▶ **Problem**
How many of the lines below include "this"? Give the number and no other words.

--- Begin ---

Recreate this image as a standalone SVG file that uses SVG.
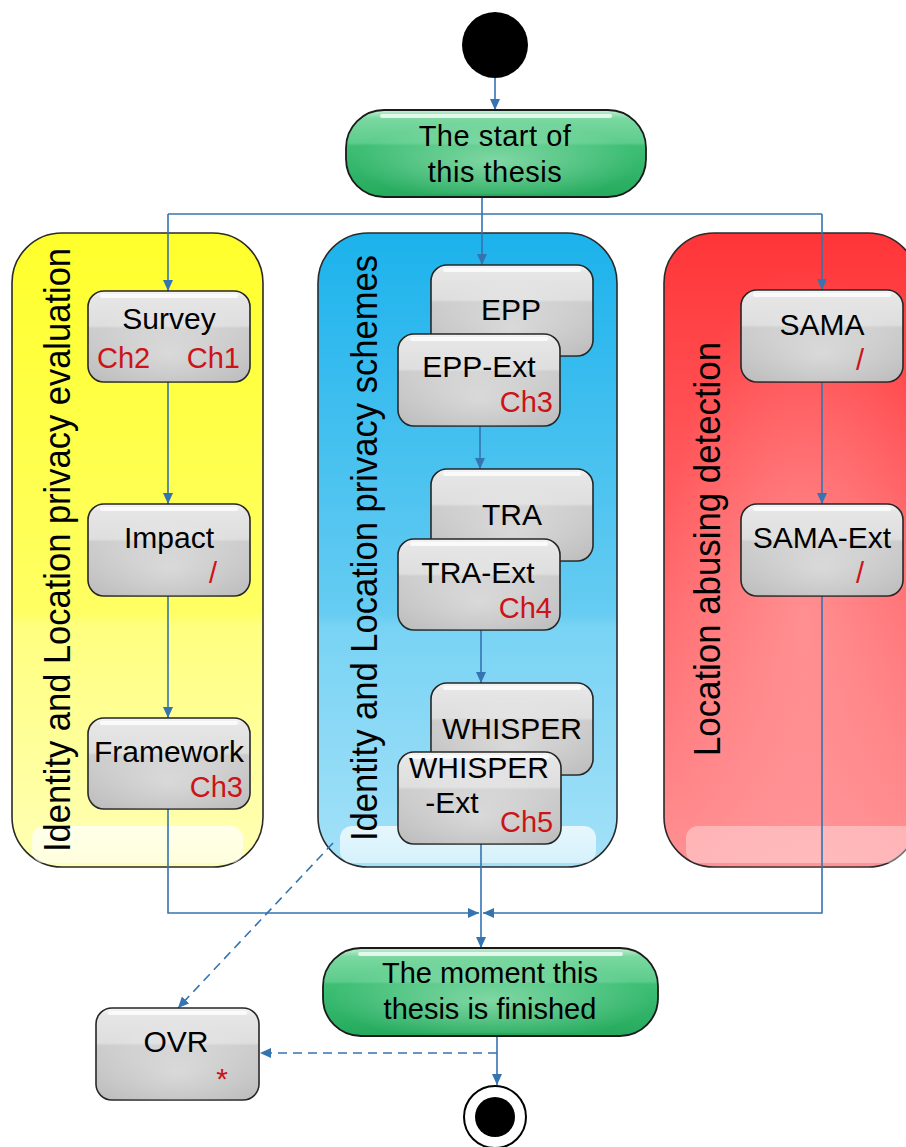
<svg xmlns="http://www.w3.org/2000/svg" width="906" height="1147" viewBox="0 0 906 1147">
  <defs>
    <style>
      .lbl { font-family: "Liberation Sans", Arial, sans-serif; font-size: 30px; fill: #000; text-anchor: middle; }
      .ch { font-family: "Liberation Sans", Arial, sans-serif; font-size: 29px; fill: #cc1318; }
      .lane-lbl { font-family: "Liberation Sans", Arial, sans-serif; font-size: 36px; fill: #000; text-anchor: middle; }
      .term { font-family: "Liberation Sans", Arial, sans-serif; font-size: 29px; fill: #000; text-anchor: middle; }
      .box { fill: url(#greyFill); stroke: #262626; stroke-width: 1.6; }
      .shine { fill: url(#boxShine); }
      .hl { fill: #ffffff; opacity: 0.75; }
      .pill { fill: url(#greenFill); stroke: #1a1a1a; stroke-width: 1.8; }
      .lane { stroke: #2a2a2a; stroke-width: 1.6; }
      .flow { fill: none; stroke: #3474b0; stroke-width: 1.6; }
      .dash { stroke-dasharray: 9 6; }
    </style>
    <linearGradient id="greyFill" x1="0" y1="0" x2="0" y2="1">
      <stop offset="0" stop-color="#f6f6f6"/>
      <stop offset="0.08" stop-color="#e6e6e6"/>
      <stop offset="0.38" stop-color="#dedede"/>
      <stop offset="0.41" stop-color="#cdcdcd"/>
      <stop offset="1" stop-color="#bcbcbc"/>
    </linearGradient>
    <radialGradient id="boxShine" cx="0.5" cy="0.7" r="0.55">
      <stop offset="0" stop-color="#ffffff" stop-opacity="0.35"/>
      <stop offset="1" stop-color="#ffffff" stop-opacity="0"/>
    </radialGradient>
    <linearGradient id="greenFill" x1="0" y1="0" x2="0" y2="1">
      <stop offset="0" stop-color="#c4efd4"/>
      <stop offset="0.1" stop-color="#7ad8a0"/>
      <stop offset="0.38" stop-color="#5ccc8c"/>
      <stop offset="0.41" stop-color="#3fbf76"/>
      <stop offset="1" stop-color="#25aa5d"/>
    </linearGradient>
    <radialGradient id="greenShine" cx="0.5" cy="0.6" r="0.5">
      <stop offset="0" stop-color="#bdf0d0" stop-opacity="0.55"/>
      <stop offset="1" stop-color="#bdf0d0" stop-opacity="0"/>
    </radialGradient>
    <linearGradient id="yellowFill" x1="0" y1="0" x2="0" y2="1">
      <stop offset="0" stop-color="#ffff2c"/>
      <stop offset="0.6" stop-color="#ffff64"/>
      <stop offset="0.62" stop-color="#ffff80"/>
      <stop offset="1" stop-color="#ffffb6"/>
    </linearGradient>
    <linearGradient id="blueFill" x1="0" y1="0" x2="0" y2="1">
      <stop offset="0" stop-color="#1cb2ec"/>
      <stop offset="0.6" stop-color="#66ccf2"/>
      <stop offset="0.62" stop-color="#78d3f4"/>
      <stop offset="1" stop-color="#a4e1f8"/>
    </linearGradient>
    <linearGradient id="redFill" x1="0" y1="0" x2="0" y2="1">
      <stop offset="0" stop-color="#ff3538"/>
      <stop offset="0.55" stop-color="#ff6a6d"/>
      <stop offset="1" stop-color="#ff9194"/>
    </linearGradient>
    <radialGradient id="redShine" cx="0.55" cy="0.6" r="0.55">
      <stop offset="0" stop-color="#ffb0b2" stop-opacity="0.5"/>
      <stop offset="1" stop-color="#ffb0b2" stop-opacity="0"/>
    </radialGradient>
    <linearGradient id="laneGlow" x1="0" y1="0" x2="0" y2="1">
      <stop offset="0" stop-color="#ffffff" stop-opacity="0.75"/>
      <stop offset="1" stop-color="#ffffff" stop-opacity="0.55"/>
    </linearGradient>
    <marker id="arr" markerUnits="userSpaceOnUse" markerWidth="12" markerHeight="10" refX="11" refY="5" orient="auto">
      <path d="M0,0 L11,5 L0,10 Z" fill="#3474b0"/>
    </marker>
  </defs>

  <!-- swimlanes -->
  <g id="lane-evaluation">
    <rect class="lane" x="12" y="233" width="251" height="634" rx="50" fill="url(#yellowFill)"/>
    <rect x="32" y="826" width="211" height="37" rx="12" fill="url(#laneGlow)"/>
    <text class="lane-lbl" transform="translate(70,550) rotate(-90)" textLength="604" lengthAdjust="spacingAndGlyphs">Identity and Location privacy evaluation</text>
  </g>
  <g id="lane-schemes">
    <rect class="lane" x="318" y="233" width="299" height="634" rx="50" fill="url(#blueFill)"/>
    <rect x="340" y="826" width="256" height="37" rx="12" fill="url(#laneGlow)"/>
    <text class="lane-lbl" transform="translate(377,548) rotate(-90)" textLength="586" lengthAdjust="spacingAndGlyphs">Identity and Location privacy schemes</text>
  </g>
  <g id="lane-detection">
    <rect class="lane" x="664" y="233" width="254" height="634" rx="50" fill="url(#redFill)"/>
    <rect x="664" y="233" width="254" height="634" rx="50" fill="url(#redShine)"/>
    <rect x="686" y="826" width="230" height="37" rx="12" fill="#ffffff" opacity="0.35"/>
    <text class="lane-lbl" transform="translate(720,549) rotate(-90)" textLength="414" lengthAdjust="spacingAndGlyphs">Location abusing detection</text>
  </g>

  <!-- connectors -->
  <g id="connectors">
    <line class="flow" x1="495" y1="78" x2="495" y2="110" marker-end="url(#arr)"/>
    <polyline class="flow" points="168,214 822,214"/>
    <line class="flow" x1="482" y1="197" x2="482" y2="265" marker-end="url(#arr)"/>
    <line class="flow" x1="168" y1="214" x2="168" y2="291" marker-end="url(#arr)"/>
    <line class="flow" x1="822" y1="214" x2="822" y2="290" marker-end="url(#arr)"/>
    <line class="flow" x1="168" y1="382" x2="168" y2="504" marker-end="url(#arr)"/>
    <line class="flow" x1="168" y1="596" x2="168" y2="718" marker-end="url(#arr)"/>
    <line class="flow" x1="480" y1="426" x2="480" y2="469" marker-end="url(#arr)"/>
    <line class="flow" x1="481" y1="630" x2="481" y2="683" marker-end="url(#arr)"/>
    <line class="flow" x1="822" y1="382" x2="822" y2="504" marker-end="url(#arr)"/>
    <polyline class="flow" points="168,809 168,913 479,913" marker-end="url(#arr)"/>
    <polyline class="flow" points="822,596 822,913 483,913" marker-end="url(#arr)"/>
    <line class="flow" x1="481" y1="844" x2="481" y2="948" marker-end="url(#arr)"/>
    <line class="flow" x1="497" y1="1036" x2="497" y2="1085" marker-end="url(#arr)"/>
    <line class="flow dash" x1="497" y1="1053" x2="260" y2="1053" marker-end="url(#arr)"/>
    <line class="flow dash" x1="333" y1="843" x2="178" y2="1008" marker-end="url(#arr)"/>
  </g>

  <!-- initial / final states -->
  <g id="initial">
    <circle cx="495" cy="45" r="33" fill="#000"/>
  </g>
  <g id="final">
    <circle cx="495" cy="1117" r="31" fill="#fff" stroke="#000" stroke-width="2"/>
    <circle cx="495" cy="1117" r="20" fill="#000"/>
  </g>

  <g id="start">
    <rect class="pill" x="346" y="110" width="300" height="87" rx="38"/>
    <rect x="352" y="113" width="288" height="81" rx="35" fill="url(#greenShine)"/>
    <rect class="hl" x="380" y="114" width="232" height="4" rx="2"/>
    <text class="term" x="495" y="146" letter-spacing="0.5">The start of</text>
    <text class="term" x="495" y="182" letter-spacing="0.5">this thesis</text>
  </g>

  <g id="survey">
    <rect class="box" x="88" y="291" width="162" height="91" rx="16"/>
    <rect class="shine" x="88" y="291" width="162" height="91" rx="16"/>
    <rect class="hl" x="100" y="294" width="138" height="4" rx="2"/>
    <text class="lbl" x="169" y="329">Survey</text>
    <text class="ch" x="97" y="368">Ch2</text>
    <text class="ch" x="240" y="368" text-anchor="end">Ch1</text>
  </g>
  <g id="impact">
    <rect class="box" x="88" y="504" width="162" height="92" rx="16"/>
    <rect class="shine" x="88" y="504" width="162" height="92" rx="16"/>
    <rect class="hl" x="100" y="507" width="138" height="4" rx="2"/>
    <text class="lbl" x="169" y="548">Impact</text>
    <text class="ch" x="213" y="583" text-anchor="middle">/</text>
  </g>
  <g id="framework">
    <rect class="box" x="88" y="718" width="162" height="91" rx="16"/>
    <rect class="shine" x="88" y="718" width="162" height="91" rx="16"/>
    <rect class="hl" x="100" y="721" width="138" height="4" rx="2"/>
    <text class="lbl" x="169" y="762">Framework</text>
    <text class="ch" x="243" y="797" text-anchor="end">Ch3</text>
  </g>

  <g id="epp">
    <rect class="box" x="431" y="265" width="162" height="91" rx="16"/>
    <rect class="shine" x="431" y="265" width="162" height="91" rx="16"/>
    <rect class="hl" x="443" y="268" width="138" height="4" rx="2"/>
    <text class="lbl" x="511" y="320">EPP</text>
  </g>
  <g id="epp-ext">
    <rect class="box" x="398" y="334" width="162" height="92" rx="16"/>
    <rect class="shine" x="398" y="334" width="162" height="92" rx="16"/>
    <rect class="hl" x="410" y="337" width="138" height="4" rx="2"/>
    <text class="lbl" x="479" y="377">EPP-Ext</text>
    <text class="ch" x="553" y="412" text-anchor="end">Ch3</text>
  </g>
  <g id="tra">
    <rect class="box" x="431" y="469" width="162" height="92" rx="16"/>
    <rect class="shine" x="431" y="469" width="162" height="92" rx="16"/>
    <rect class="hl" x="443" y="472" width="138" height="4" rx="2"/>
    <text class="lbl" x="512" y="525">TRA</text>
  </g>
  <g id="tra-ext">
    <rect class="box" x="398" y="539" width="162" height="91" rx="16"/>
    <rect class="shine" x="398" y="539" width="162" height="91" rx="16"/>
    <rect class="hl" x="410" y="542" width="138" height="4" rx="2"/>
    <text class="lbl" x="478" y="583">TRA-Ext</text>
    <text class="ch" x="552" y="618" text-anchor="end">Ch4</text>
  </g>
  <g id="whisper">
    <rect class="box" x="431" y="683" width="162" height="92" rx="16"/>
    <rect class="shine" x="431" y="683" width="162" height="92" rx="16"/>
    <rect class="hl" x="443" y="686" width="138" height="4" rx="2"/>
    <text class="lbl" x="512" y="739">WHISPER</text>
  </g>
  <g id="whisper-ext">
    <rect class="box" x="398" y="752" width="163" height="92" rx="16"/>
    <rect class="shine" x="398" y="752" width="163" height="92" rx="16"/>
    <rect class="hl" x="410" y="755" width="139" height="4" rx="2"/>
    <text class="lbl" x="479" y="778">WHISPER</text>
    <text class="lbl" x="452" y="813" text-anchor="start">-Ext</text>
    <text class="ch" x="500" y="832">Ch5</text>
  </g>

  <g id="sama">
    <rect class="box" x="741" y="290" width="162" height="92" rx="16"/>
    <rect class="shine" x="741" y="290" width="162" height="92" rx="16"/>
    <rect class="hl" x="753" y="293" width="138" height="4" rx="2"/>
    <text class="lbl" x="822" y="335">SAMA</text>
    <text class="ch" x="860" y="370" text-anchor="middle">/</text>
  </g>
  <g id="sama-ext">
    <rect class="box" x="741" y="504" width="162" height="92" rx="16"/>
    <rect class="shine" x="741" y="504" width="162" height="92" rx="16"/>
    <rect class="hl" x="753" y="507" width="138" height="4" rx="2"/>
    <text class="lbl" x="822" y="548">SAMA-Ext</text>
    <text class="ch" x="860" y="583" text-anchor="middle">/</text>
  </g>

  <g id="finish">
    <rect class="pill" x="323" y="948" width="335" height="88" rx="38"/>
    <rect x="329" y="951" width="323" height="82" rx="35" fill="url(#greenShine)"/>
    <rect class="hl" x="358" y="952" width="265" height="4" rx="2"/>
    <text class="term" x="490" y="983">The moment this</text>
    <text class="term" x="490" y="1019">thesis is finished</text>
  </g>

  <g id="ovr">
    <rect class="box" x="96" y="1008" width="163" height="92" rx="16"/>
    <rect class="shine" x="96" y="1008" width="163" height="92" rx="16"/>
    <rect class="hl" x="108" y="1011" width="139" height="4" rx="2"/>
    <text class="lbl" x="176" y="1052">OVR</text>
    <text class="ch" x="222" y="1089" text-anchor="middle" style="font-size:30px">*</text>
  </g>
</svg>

--- End ---

▶ **Written solution**
3